Presenting a statement in Blantyre yesterday, ActionAid Malawi women’s rights theme manager Chikumbutso Ngosi Ndaferankhande said patriarchy that is deeply entrenched in society which regards women as unfit to lead is partly to blame for the challenges.
She said: “Political party primary elections displayed systematic efforts towards barring women from actively participating in leadership positions. During the primary elections, the 50:50 Campaign Management Agency received over 30 complaints from women related to irregularities in their [primaries] management.
“It is important to note that party politics is not gender neutral as female politicians lacked assets that male politicians possessed when they entered the political arena. This revealed that we are dealing with a highly sophisticated and entrenched structural imbalance. As a result of this, 117 women contested as independents.”
The agency also expressed concern over gender-based violence, both physical or emotional, saying despite such cases being reported and availability of laws, some have not been dealt with.
Commercialisation of politics was another issue the agency tackled.
“It has become almost impossible to run a political campaign in Malawi without spending huge sums of money. It is now a culture that politicians have to pay voters to win and voters are prone to voter apathy because they fall for political elites.
“The repercussions for commercialisation of politics stretch far and wide from the high level of a country’s economic prospects to the lower units of the future of a family,” said Ndaferankhande.
During the 2014 elections, only 32 women made it to Parliament. However, this year’s projection shows that 43 women have received majority votes.
The 50:50 Campaign Management Agency team leader Viwemi Chavula said although the figure is cause for celebration, they are worried that as a country, Malawi is still far from achieving the 50-50 representation in political positions.
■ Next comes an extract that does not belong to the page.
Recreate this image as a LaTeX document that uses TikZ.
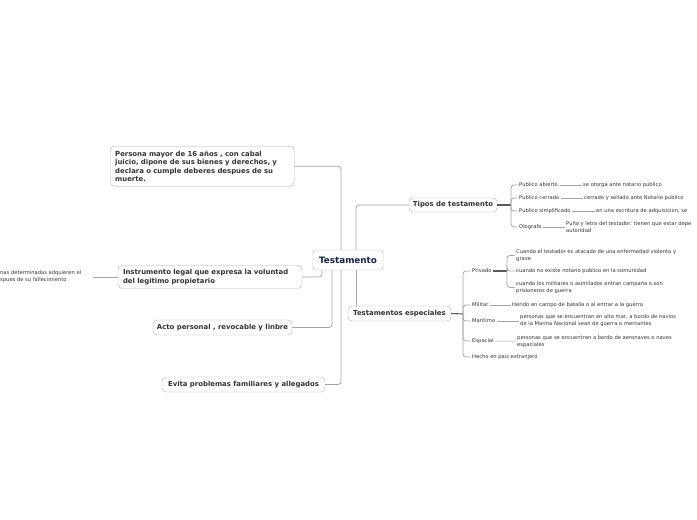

The agency partnered the Women Lawyers Association (WLA) of Malawi to handle women aspirants issues on pro bono basis.
WLA president Tadala Chinkwezule said although legal processes take long, they are satisfied with their work.
“This assistance is open-ended. This means that we have not set deadlines for our legal services because it is our way of assisting the community,” she said. Women representation in Parliament has been fluctuating since the first 1994 multiparty elections. In 1994, 10 women went to Parliament, in 1999 the number rose to 16, then 27 in 2004, 43 in 2009 then dropped to 32 in 2014. This year, 44 women have made it to Parliament out of 305 female candidates.